Well that did it. I wondered why I was working for pennies and being laden with so much responsibility. So I began to look at the job market. Guess what? I found a part-time job inputting data for the same money I was getting as materials controller. I went for it. Typing in figures and having my afternoons free. And it was a five-minute walk from where I lived.

After that I went into sales. I realised that this was where the money was and it was up to me to put the work in. No responsibility and I could double my basic pay easily every month with commission. I’ve done this now for several years.

Of course all good things come to an end. The commission was not compulsory so it could be removed at any time. Now the Financial Conduct Authority no longer want sales staff rewarded by monetary means, so the commission has disappeared.

Working in the call centre is no longer as profitable as it once was.

Long Term Service

I remember when I started work, many years ago, I was advised that it was always better to work at a company for a few years and then leave for a better job and more money. I followed this advice for quite a while, until I found my present job that paid loads in commission.

I’ve now been at the call centre for 10.5 years, and I’ve worked in 5 different departments. I’m very comfortable in the job, although there has been some ups and downs along the way. I’ve even thought that I may be there for a few more years yet.

Over the last couple of years I’ve found myself with more calls and more lines than other people. When I’ve queried this I’ve been told that it’s because of my experience. It’s made me feel under extra stress, and penalised because I’ve been there some time. On the other hand, it’s nice to be able to help colleagues if they have problems, and show them a few tips on the system.

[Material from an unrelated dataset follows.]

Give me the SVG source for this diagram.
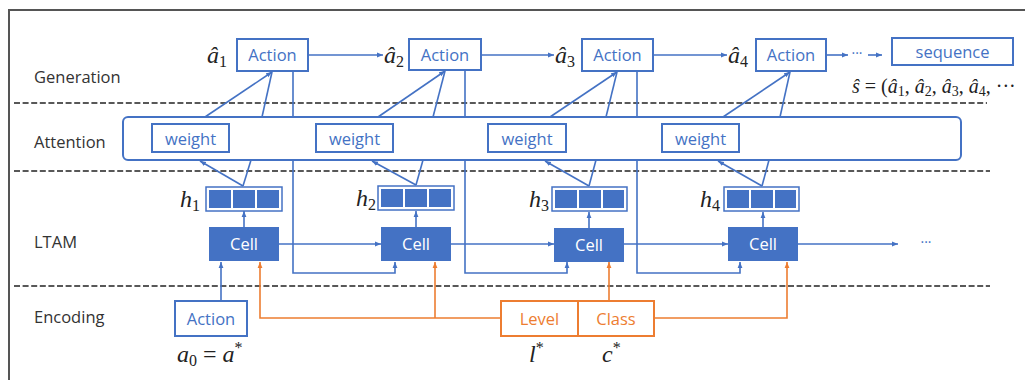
<svg xmlns="http://www.w3.org/2000/svg" width="1025" height="380" viewBox="0 0 1025 380">
<style>
.lbl{font-family:"Open Sans","Liberation Sans",sans-serif;font-size:16.5px;fill:#333}
.bt{font-family:"Open Sans","Liberation Sans",sans-serif;font-size:16.5px;fill:#4472C4;text-anchor:middle}
.ot{font-family:"Open Sans","Liberation Sans",sans-serif;font-size:16.5px;fill:#ED7D31;text-anchor:middle}
.ct{font-family:"Open Sans","Liberation Sans",sans-serif;font-size:16.5px;fill:#fff;text-anchor:middle}
.box{fill:#fff;stroke:#4472C4;stroke-width:2}
.obox{fill:#fff;stroke:#ED7D31;stroke-width:2}
.cell{fill:#4472C4}
.hbox{fill:#fff;stroke:#4472C4;stroke-width:1.5}
.sq{fill:#4472C4}
.c{fill:none;stroke:#4472C4;stroke-width:1.6}
.co{fill:none;stroke:#ED7D31;stroke-width:1.6}
.dash{stroke:#222;stroke-width:1.6;stroke-dasharray:6 2.6}
.m{font-family:"Liberation Serif","DejaVu Serif",serif;font-style:italic;font-size:24px;fill:#222}
.sub{font-style:normal;font-size:16px}
.sm{font-family:"Liberation Serif","DejaVu Serif",serif;font-style:italic;font-size:20px;fill:#222}
.ssub{font-style:normal;font-size:14px}
</style>
<defs>
<marker id="ab" viewBox="0 0 10 10" refX="10" refY="5" markerWidth="6" markerHeight="6" markerUnits="userSpaceOnUse" orient="auto"><path d="M0,1 L10,5 L0,9 z" fill="#4472C4"/></marker>
<marker id="ao" viewBox="0 0 10 10" refX="10" refY="5" markerWidth="6" markerHeight="6" markerUnits="userSpaceOnUse" orient="auto"><path d="M0,1 L10,5 L0,9 z" fill="#ED7D31"/></marker>
</defs>
<rect width="1025" height="380" fill="#fff"/>
<g id="frame">
<path d="M9,380 V10 H1025" fill="none" stroke="#555" stroke-width="2"/>
</g>
<g id="separators">
<line class="dash" x1="14" y1="103" x2="987" y2="103"/>
<line class="dash" x1="14" y1="171" x2="990" y2="171"/>
<line class="dash" x1="14" y1="286" x2="990" y2="286"/>
</g>
<g id="layer-labels">
<text class="lbl" x="34" y="83">Generation</text>
<text class="lbl" x="34" y="148">Attention</text>
<text class="lbl" x="34" y="248">LTAM</text>
<text class="lbl" x="34" y="323">Encoding</text>
</g>
<g id="connectors">
<path class="c" d="M293,71 V273 H395 V262" marker-end="url(#ab)"/>
<path class="c" d="M465,71 V273 H567 V262" marker-end="url(#ab)"/>
<path class="c" d="M637,71 V273 H740 V262" marker-end="url(#ab)"/>
<line class="c" x1="308" y1="55" x2="383" y2="55" marker-end="url(#ab)"/>
<line class="c" x1="481" y1="55" x2="554" y2="55" marker-end="url(#ab)"/>
<line class="c" x1="653" y1="55" x2="727" y2="55" marker-end="url(#ab)"/>
<line class="c" x1="826" y1="55" x2="848" y2="55" marker-end="url(#ab)"/>
<line class="c" x1="868" y1="55" x2="882" y2="55" marker-end="url(#ab)"/>
<line class="c" x1="205" y1="117" x2="272" y2="72" marker-end="url(#ab)"/>
<line class="c" x1="262" y1="117" x2="272" y2="72"/>
<line class="c" x1="378" y1="117" x2="445" y2="71" marker-end="url(#ab)"/>
<line class="c" x1="433" y1="117" x2="445" y2="71"/>
<line class="c" x1="550" y1="117" x2="617" y2="72" marker-end="url(#ab)"/>
<line class="c" x1="606" y1="117" x2="617" y2="72"/>
<line class="c" x1="723" y1="117" x2="790" y2="72" marker-end="url(#ab)"/>
<line class="c" x1="780" y1="117" x2="790" y2="72"/>
</g>
<g id="attention">
<rect x="123" y="117" width="838" height="43" rx="5" fill="#fff" stroke="#4472C4" stroke-width="2"/>
</g>
<g id="connectors2">
<line class="c" x1="243" y1="186" x2="200" y2="161" marker-end="url(#ab)"/>
<line class="c" x1="243" y1="186" x2="251" y2="160"/>
<line class="c" x1="416" y1="185" x2="372" y2="161" marker-end="url(#ab)"/>
<line class="c" x1="416" y1="185" x2="423" y2="160"/>
<line class="c" x1="589" y1="186" x2="545" y2="161" marker-end="url(#ab)"/>
<line class="c" x1="589" y1="186" x2="596" y2="160"/>
<line class="c" x1="762" y1="186" x2="718" y2="161" marker-end="url(#ab)"/>
<line class="c" x1="762" y1="186" x2="769" y2="160"/>
<line class="c" x1="244" y1="227" x2="244" y2="211" marker-end="url(#ab)"/>
<line class="c" x1="416" y1="227" x2="416" y2="211" marker-end="url(#ab)"/>
<line class="c" x1="589" y1="229" x2="589" y2="212" marker-end="url(#ab)"/>
<line class="c" x1="763" y1="227" x2="763" y2="212" marker-end="url(#ab)"/>
<line class="c" x1="279" y1="244" x2="381" y2="244" marker-end="url(#ab)"/>
<line class="c" x1="451" y1="244" x2="554" y2="244" marker-end="url(#ab)"/>
<line class="c" x1="624" y1="244" x2="728" y2="244" marker-end="url(#ab)"/>
<line class="c" x1="798" y1="244" x2="898" y2="244" marker-end="url(#ab)"/>
<line class="c" x1="221" y1="301" x2="221" y2="262" marker-end="url(#ab)"/>
<path class="co" d="M501,318 H260 V262" marker-end="url(#ao)"/>
<line class="co" x1="435" y1="318" x2="435" y2="262" marker-end="url(#ao)"/>
<line class="co" x1="609" y1="301" x2="609" y2="262" marker-end="url(#ao)"/>
<path class="co" d="M654,318 H787 V262" marker-end="url(#ao)"/>
</g>
<g id="gen-action-1"><rect class="box" x="237" y="39" width="71" height="32"/><text class="bt" x="272.5" y="61">Action</text><text class="m" x="207" y="63">â<tspan class="sub" dy="4">1</tspan></text></g>
<g id="gen-action-2"><rect class="box" x="409" y="39" width="72" height="31"/><text class="bt" x="445" y="61">Action</text><text class="m" x="384" y="63">â<tspan class="sub" dy="4">2</tspan></text></g>
<g id="gen-action-3"><rect class="box" x="582" y="39" width="71" height="32"/><text class="bt" x="617.5" y="61">Action</text><text class="m" x="555" y="63">â<tspan class="sub" dy="4">3</tspan></text></g>
<g id="gen-action-4"><rect class="box" x="756" y="39" width="70" height="32"/><text class="bt" x="791" y="61">Action</text><text class="m" x="728" y="63">â<tspan class="sub" dy="4">4</tspan></text></g>
<g id="ellipsis-gen"><text x="857" y="58" font-family="Open Sans, sans-serif" font-size="14" fill="#4472C4" text-anchor="middle">···</text></g>
<g id="sequence"><rect class="box" x="892" y="38" width="121" height="27"/><text class="bt" x="952.5" y="58">sequence</text>
<text class="sm" x="852" y="93">ŝ <tspan font-style="normal">= (</tspan>â<tspan class="ssub" dy="3">1</tspan><tspan dy="-3" font-style="normal">, </tspan>â<tspan class="ssub" dy="3">2</tspan><tspan dy="-3" font-style="normal">, </tspan>â<tspan class="ssub" dy="3">3</tspan><tspan dy="-3" font-style="normal">, </tspan>â<tspan class="ssub" dy="3">4</tspan><tspan dy="-3" font-style="normal">, ···</tspan></text></g>
<g id="weight-1"><rect class="box" x="152" y="124" width="77" height="28"/><text class="bt" x="190.5" y="145">weight</text></g>
<g id="weight-2"><rect class="box" x="316" y="124" width="77" height="28"/><text class="bt" x="354.5" y="145">weight</text></g>
<g id="weight-3"><rect class="box" x="488" y="124" width="78" height="28"/><text class="bt" x="527" y="145">weight</text></g>
<g id="weight-4"><rect class="box" x="662" y="124" width="77" height="28"/><text class="bt" x="700.5" y="145">weight</text></g>
<g id="h-1"><rect class="hbox" x="206" y="187" width="76" height="24"/><rect class="sq" x="209" y="190" width="22" height="18"/><rect class="sq" x="233" y="190" width="22" height="18"/><rect class="sq" x="257" y="190" width="22" height="18"/><text class="m" x="180" y="207" font-size="22">h<tspan class="sub" dy="4" font-size="15">1</tspan></text></g>
<g id="h-2"><rect class="hbox" x="378" y="186" width="76" height="24"/><rect class="sq" x="381" y="189" width="22" height="18"/><rect class="sq" x="405" y="189" width="22" height="18"/><rect class="sq" x="429" y="189" width="22" height="18"/><text class="m" x="356" y="206" font-size="22">h<tspan class="sub" dy="4" font-size="15">2</tspan></text></g>
<g id="h-3"><rect class="hbox" x="552" y="187" width="75" height="24"/><rect class="sq" x="555" y="190" width="22" height="18"/><rect class="sq" x="579" y="190" width="22" height="18"/><rect class="sq" x="603" y="190" width="21" height="18"/><text class="m" x="529" y="207" font-size="22">h<tspan class="sub" dy="4" font-size="15">3</tspan></text></g>
<g id="h-4"><rect class="hbox" x="724" y="187" width="75" height="24"/><rect class="sq" x="727" y="190" width="22" height="18"/><rect class="sq" x="751" y="190" width="22" height="18"/><rect class="sq" x="775" y="190" width="21" height="18"/><text class="m" x="700" y="207" font-size="22">h<tspan class="sub" dy="4" font-size="15">4</tspan></text></g>
<g id="cell-1"><rect class="cell" x="209" y="227" width="70" height="34"/><text class="ct" x="244" y="250">Cell</text></g>
<g id="cell-2"><rect class="cell" x="381" y="227" width="70" height="34"/><text class="ct" x="416" y="250">Cell</text></g>
<g id="cell-3"><rect class="cell" x="554" y="228" width="70" height="34"/><text class="ct" x="589" y="251">Cell</text></g>
<g id="cell-4"><rect class="cell" x="728" y="227" width="70" height="34"/><text class="ct" x="763" y="250">Cell</text></g>
<g id="ellipsis-cell"><text x="926" y="247" font-family="Open Sans, sans-serif" font-size="14" fill="#4472C4" text-anchor="middle">···</text></g>
<g id="enc-action"><rect class="box" x="175" y="301" width="72" height="35"/><text class="bt" x="211" y="325">Action</text><text class="m" x="177" y="362">a<tspan class="sub" dy="4">0</tspan><tspan dy="-4" font-style="normal"> = </tspan>a<tspan dy="-9" font-size="16" font-style="normal">*</tspan></text></g>
<g id="level"><rect class="obox" x="501" y="301" width="77" height="35"/><text class="ot" x="539.5" y="325">Level</text><text class="m" x="529" y="362">l<tspan dy="-9" font-size="16" font-style="normal">*</tspan></text></g>
<g id="class"><rect class="obox" x="578" y="301" width="76" height="35"/><text class="ot" x="616" y="325">Class</text><text class="m" x="602" y="362">c<tspan dy="-9" font-size="16" font-style="normal">*</tspan></text></g>
</svg>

With the changes in the company of late, many of which are due to the FCA who we are regulated by, a lot of the commission that we were earning is now being removed. We can’t do anything about this as it’s not compulsary. The company is also standardising the pay structure, which is something that is done in many other companies.

Personally I will be losing money as my bonus is being cut. Although we are gaining a pay increase, people who have only been at the company for a few years will be gaining as their basic is to be raised by 2-3 thousand so that it can be a standard rate. I’m on a higher basic because of the length of time at the company.

Now this is all making me wonder whether I have done the right thing by staying at the company so long. After my experience has been taken full advantage of, I now find that new people will be earning what I was on 2 years ago. It’s like a kick in the teeth, being told that new people are to gain a lot of money, while those of us who been there for many years are to be penalised. Some of my colleagues have been at the company 15 years or more.

Now, of course, I’m thinking of looking for another job. I’m pretty sure I won’t be the only person. I think it’s a real pity that loyalty and experience can be treated so flipantly and tossed aside with such ease.

Chinese Whispers

We’re having a lot of changes at work at the moment. There were briefings given out last week while I was on leave, so I’ve yet to get the full details. I have been given a brief overview by our lead agent, and also the opinions of my colleagues. I seem to be getting different information from each person though.

When we are given important information we each take in the bit that is important to us personally, and then we subtley adapt it to meet our requirements. We then pass this information to other people with the slight change, or coloured by our own opinions. This information can then either become good news or bad news.

I’d rather get the information from the proverbial horse’s mouth. I’m one of those people who can’t accept what I’m being told until it comes first hand, or I’ve experienced it, or I’ve done enough research to formulate an opionion based on both positive and negative information.

The current briefings are about pay and bonus structures. Very imporant stuff for any employee. I’ve decided to hold my opinion until I’ve had the full information. And although I will listen to the opinions of my colleagues, I will not allow them to worry me.